On 5/31/2013 6:07 AM, Arne Hormann wrote:
> Am Freitag, 31. Mai 2013 14:59:06 UTC+2 schrieb minux:
>> I have a feel that you're designing your solution against the language....
>> just a feeling, though.
>>
>
> It's not just a feeling, you're right and this is not my preferred solution.
> I need column type information from database/sql drivers and everything in
> there is wrapped.
> I proposed a safe workaround in an earlier post
> <
https://groups.google.com/forum/#!topic/golang-nuts/2aLctcVyp6Q>,
> but that requires changing the runtime.
There's a lot of dissatisfaction with Go's SQL interface.
That's why there are so many alternatives to it that do almost
the same thing. The Go SQL interface itself isn't a good fit
to Go; it's basically a warmed-over interface from another
language.
The fundamental problem is that what you get from a SQL
query is a sequence of typed values, each of which has a
type, a value, and a column name. In some languages,
like Python, this is easily represented as a tuple.
For Go, it would logically be a struct, but the form
of that struct is query dependent and not known to the SQL
package. So the Go SQL package returns an opaque type,
a "Row", for which a few functions are provided.
(The description for "func (*Row) Scan" at
"
http://golang.org/pkg/database/sql/#Row" makes
no sense. It says: "Scan copies the columns from the matched row into
the values pointed at by dest. If more than one row matches the query,
Scan uses the first row and discards the rest. If no row matches the
query, Scan returns ErrNoRows." A "Row" only contains one row.
There's a type Rows, but that's different.

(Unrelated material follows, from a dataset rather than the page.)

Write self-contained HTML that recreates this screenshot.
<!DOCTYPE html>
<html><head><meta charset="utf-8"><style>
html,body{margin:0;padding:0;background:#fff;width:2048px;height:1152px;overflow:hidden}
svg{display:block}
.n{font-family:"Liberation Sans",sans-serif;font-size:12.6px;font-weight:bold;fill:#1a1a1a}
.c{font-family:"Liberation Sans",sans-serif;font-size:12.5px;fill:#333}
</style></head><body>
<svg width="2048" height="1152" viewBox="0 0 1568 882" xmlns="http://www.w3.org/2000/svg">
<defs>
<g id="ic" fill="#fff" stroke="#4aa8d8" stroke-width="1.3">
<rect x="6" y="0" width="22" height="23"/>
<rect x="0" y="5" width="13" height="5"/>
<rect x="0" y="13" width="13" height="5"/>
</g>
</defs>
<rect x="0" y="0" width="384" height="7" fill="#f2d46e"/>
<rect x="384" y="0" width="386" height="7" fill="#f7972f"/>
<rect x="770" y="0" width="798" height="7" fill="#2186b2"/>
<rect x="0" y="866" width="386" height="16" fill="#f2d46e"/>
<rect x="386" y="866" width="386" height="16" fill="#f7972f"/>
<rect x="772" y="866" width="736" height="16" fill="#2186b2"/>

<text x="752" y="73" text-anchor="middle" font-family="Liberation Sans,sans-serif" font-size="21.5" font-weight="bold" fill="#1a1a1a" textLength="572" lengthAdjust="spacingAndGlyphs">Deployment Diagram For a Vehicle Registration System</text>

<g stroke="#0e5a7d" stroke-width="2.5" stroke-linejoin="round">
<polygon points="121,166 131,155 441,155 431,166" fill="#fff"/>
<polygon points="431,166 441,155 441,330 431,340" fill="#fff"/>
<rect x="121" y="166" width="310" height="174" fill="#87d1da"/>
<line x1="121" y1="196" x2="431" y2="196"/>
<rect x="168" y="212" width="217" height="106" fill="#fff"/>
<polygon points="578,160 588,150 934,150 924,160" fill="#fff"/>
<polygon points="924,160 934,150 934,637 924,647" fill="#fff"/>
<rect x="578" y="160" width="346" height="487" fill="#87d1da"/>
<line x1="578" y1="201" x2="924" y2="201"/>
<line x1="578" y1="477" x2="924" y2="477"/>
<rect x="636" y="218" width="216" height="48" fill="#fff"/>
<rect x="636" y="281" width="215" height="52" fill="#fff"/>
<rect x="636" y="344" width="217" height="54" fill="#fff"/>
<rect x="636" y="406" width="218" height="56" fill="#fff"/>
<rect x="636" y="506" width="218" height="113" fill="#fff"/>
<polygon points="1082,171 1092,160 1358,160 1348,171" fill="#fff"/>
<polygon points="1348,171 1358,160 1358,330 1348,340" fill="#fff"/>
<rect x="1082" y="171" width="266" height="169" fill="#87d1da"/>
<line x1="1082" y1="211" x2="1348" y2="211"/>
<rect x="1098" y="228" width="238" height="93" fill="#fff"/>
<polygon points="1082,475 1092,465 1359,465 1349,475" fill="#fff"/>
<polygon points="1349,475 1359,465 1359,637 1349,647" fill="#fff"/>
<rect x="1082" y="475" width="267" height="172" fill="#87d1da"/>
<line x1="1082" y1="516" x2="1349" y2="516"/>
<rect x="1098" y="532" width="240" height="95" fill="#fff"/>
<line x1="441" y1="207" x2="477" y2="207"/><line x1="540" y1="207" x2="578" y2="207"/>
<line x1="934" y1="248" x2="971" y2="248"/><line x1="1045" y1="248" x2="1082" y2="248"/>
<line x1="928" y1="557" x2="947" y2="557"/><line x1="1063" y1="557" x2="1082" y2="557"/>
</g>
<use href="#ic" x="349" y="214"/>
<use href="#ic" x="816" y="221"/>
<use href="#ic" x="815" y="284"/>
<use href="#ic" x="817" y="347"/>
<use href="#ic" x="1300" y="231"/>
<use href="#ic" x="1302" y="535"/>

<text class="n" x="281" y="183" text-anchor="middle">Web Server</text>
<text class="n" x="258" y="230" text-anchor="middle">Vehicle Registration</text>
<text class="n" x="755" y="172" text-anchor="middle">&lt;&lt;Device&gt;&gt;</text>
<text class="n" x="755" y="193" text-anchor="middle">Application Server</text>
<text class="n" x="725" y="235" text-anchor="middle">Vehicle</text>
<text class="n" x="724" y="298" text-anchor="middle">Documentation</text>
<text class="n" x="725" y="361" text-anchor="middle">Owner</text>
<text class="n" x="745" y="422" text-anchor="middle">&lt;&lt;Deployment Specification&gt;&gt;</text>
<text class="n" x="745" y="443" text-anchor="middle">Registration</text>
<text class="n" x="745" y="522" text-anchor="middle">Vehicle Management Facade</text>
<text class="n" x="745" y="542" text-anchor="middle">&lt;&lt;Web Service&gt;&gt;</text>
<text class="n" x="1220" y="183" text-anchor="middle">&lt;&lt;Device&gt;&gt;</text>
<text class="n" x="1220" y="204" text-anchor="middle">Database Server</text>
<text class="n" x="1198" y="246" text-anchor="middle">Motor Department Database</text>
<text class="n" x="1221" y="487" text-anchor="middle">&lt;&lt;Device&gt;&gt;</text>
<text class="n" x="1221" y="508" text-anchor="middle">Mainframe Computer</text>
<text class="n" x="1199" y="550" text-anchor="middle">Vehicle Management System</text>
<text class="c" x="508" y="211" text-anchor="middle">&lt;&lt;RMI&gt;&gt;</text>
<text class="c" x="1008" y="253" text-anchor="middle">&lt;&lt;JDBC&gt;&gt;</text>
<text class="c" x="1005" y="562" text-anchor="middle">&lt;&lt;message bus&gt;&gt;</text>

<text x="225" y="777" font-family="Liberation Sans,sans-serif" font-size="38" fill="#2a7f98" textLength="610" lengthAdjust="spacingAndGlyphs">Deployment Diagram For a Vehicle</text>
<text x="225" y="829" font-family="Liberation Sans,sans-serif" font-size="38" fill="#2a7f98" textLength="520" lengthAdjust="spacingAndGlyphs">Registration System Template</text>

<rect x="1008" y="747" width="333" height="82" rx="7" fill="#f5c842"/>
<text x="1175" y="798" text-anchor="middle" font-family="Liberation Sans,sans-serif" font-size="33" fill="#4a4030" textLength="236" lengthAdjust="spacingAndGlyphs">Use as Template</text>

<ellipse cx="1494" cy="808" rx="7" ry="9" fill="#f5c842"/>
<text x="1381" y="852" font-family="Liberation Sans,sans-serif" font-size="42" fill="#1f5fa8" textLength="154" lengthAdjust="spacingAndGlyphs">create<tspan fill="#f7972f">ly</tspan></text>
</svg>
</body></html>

This description may
have been modified from that for Scan() for type Rows.)
The original poster needs to convert a Row into a struct with
the matching fields, and there's no general way to do that
without reflection. Maybe there should be.

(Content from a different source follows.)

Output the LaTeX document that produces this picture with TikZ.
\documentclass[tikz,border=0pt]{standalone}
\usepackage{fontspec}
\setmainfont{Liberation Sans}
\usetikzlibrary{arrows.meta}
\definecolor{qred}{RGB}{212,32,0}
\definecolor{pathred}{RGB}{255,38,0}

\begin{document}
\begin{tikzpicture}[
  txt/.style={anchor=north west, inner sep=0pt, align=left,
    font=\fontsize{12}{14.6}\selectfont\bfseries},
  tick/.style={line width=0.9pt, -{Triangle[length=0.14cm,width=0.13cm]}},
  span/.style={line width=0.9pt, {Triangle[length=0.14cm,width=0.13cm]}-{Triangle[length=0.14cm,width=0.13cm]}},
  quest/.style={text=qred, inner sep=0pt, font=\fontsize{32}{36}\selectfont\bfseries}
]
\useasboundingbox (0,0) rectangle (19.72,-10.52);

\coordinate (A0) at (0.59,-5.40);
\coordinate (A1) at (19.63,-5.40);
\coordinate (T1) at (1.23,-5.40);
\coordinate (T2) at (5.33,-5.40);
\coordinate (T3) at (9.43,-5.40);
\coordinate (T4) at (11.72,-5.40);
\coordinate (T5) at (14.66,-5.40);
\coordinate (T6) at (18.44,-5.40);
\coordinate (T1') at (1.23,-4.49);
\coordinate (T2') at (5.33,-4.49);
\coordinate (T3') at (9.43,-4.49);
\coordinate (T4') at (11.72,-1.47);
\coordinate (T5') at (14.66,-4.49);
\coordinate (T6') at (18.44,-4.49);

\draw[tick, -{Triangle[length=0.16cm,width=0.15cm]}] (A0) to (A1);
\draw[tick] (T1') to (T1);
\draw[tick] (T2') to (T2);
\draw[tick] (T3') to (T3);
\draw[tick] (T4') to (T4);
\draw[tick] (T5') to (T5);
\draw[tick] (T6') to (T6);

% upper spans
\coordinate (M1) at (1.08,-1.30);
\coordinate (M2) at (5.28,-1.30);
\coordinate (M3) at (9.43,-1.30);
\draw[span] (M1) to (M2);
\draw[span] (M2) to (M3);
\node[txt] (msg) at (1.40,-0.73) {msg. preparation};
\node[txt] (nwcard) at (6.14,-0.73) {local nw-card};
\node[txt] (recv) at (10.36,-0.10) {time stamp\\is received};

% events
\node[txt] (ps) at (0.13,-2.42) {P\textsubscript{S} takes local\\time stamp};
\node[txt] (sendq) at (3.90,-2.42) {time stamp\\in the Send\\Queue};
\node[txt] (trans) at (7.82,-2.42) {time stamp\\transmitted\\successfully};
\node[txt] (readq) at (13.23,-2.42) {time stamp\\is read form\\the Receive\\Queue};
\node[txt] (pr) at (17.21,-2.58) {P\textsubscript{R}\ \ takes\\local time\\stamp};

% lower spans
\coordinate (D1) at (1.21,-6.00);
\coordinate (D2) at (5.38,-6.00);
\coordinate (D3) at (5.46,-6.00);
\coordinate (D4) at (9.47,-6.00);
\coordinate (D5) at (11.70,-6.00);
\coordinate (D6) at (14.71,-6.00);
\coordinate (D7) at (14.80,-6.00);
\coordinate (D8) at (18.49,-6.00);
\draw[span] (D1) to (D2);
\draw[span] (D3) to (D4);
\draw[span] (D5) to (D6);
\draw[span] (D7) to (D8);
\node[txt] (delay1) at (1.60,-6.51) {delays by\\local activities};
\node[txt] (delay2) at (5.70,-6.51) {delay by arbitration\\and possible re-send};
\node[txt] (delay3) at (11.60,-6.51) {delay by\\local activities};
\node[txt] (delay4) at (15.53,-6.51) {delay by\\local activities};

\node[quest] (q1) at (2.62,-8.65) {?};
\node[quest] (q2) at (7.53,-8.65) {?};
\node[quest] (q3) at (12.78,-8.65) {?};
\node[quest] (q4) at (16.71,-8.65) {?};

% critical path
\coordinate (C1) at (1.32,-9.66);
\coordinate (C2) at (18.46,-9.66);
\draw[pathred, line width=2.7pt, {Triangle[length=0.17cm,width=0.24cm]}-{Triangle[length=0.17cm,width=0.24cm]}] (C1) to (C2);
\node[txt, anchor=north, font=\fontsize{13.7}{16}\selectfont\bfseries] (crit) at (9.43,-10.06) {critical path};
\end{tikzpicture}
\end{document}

The "...T" syntax in function calls turns a list of
parameters into a slice of type []T. But you can only do
that in function calls. It would be useful to have a general
function that can turn a struct into a slice of interface{},
and the reverse operation. Those are safe operations, and
can be written (inefficiently) with reflection.
There some other simple generic operations like that which
would run fast if implemented at compile time but are
painfully slow when done via reflections. Deep copy
for nonrecursive types is an example.